═══ Information provided

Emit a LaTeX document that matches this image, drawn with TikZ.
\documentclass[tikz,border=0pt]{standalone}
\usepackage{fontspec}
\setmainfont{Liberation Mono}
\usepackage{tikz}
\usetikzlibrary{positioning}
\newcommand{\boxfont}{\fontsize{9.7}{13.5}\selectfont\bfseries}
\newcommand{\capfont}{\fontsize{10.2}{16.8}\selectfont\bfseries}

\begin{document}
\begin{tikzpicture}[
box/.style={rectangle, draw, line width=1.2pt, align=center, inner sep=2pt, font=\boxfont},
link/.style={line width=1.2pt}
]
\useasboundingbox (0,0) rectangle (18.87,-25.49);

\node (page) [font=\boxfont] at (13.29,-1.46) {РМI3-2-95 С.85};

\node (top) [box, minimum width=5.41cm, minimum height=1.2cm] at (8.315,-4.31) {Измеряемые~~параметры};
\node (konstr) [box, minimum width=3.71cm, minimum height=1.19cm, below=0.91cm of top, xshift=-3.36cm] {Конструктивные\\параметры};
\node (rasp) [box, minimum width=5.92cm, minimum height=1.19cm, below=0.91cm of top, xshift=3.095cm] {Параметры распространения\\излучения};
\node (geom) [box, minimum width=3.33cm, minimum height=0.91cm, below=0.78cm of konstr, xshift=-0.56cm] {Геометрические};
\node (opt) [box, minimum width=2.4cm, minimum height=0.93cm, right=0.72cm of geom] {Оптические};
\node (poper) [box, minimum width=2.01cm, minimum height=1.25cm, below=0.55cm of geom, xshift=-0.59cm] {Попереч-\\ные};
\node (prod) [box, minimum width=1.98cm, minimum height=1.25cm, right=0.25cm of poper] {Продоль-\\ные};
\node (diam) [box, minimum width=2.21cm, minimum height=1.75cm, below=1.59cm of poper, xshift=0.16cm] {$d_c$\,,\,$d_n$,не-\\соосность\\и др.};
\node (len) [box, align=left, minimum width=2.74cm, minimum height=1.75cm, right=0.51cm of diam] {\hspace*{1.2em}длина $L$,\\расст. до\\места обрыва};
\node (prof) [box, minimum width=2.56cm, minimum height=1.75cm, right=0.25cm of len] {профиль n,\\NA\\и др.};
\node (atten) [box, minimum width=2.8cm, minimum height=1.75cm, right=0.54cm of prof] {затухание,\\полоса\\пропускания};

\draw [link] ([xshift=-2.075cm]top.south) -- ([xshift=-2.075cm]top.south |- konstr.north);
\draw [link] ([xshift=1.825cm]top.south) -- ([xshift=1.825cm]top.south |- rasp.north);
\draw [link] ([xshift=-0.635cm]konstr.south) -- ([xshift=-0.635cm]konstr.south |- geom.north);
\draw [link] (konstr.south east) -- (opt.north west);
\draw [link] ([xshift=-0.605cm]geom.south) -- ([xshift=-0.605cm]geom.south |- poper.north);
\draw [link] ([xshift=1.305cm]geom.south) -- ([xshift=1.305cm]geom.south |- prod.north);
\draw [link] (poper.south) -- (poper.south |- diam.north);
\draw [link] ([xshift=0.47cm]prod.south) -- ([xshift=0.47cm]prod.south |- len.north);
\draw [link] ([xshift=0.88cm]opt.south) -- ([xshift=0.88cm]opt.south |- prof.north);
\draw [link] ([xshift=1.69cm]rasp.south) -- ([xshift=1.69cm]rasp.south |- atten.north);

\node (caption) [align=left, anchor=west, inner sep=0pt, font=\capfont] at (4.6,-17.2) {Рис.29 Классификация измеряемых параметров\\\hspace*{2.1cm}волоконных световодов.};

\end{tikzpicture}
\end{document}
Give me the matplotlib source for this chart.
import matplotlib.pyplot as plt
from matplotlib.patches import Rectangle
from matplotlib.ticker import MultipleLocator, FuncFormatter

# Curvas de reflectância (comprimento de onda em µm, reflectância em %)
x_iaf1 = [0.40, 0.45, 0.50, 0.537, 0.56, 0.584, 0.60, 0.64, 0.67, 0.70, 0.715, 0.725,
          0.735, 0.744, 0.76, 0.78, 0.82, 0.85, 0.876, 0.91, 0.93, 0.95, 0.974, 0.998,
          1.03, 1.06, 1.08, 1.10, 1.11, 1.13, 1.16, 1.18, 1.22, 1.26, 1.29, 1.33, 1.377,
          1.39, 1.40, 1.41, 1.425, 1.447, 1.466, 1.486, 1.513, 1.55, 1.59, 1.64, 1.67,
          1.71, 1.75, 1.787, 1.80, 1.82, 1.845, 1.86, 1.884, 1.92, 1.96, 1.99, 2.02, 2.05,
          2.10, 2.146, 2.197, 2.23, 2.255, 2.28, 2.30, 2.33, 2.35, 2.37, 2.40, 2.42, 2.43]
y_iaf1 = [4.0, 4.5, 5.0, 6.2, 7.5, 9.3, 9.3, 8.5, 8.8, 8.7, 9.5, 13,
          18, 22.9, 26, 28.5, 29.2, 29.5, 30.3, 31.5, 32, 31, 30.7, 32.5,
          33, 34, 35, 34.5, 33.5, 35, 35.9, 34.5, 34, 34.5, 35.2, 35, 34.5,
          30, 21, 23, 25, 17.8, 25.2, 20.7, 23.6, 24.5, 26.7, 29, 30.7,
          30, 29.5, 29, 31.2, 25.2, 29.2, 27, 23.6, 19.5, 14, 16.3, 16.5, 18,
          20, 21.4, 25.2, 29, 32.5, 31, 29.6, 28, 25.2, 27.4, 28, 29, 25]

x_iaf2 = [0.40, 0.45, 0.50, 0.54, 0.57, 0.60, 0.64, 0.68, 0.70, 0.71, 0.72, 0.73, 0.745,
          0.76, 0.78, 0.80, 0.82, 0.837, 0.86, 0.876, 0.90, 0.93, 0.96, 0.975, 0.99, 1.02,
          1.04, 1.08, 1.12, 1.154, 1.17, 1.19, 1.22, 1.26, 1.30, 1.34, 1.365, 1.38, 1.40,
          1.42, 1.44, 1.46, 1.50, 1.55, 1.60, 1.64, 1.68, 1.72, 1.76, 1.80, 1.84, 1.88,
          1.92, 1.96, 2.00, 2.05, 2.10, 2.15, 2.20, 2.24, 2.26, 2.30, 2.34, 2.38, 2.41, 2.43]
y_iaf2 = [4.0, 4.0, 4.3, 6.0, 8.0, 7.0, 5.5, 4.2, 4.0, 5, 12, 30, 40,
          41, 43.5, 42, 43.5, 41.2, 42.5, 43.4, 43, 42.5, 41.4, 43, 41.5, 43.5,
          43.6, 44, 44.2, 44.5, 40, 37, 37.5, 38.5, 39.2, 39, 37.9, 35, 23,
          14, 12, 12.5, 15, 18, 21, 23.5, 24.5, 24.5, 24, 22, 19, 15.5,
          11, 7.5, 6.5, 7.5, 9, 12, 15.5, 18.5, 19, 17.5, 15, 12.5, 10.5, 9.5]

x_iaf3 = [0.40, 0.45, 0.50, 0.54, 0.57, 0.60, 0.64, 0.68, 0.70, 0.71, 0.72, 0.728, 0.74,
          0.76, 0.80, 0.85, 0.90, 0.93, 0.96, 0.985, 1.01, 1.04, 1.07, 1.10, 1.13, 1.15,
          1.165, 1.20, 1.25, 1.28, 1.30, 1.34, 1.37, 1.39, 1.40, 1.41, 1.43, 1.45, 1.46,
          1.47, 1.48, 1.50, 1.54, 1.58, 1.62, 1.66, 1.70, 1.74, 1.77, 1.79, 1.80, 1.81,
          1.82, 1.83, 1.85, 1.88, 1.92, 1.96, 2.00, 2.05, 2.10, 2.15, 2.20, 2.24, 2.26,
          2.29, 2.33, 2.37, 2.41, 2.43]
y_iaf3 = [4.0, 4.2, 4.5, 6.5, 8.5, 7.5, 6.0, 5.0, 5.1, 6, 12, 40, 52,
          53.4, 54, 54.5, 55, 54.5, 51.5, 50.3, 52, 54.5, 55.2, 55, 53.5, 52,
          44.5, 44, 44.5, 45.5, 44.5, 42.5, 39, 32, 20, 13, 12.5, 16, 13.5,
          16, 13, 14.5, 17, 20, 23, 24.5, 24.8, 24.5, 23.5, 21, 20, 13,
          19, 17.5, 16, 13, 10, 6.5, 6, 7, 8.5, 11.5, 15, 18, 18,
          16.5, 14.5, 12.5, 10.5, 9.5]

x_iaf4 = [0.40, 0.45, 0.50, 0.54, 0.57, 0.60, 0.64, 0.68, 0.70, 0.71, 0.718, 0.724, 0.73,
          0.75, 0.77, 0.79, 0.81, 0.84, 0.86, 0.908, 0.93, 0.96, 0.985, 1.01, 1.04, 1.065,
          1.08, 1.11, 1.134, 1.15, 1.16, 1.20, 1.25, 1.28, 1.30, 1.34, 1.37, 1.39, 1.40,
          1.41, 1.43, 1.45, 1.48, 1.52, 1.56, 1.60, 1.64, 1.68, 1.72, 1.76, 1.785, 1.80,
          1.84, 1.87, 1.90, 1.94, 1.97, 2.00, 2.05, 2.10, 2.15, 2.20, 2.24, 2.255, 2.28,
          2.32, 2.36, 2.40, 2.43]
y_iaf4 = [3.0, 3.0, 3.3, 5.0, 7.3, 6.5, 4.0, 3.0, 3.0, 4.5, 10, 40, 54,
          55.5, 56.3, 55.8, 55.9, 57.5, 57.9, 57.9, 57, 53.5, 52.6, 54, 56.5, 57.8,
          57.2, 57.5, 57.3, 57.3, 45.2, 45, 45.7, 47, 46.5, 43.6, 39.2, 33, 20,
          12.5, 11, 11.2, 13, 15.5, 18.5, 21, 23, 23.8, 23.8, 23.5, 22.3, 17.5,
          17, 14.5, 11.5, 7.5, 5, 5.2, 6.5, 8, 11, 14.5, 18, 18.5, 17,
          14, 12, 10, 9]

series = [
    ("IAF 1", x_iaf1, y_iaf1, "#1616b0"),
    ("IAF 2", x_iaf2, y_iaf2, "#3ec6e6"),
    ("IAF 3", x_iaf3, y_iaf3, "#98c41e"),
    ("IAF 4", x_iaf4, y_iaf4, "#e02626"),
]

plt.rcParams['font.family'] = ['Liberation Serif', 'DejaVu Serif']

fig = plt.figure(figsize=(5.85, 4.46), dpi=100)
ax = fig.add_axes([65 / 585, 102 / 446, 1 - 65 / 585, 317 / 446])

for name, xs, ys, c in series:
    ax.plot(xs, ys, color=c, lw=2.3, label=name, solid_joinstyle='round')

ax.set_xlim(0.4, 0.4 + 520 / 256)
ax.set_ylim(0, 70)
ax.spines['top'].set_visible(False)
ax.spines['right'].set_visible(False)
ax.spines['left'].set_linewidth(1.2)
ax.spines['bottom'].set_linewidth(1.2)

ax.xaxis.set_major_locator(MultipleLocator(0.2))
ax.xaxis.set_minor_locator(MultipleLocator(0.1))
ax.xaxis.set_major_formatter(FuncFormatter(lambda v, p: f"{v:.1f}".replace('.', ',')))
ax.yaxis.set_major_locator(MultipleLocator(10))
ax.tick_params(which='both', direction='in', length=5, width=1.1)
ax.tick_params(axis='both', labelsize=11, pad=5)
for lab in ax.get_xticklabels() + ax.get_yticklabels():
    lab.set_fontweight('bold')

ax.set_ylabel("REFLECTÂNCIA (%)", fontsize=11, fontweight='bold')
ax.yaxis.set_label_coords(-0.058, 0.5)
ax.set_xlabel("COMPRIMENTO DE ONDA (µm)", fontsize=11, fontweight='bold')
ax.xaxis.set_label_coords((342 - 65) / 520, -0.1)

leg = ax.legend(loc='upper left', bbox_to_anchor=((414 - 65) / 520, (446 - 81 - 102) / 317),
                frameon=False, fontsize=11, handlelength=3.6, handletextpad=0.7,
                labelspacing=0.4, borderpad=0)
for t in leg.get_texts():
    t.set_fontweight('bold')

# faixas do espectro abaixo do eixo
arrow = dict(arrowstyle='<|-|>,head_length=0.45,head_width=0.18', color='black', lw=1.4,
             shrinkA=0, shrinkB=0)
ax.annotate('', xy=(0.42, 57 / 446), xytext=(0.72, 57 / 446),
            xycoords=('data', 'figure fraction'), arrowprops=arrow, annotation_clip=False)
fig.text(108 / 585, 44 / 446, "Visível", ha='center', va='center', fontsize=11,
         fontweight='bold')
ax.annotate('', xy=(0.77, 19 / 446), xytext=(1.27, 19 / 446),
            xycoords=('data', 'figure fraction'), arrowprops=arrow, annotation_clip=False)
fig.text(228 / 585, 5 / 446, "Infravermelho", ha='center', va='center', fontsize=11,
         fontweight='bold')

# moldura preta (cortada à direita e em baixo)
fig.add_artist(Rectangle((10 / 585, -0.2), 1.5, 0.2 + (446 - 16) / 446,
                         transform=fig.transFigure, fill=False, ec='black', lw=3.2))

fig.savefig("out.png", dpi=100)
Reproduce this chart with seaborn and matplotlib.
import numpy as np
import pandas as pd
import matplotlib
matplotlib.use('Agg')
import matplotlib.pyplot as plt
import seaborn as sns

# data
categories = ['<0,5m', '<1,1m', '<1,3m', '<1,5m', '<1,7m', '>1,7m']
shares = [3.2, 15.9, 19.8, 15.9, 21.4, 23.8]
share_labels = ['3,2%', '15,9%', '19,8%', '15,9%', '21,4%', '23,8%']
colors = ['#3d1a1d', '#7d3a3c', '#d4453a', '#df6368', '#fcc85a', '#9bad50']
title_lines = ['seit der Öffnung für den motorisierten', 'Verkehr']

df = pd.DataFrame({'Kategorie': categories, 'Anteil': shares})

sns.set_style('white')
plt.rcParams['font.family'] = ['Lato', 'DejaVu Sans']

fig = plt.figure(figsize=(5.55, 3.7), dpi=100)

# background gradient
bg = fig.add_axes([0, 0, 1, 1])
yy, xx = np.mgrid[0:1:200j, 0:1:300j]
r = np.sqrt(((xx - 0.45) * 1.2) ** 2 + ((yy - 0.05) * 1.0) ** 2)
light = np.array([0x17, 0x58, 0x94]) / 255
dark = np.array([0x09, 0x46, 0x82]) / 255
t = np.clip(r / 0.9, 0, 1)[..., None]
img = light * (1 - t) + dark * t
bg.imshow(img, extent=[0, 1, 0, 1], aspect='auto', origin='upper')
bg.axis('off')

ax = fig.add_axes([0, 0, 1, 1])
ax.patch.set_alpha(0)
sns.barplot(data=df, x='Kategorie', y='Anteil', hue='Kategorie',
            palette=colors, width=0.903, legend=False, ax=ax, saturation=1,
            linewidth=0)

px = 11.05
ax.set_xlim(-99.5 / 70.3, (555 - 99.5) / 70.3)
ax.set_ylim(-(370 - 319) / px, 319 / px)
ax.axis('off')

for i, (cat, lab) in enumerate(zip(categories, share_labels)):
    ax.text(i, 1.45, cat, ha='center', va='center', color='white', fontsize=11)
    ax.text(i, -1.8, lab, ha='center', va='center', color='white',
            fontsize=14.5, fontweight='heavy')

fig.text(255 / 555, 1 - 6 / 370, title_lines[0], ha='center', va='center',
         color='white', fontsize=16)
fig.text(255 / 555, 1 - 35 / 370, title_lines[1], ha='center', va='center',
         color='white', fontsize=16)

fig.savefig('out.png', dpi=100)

══════

Starting with the line that contains "Give me the matplotlib source for this chart.", repeat each line exactly, and stop once the line that contains "from matplotlib.ticker import" has been repeated.

Task answer
Give me the matplotlib source for this chart.
import matplotlib.pyplot as plt
from matplotlib.patches import Rectangle
from matplotlib.ticker import MultipleLocator, FuncFormatter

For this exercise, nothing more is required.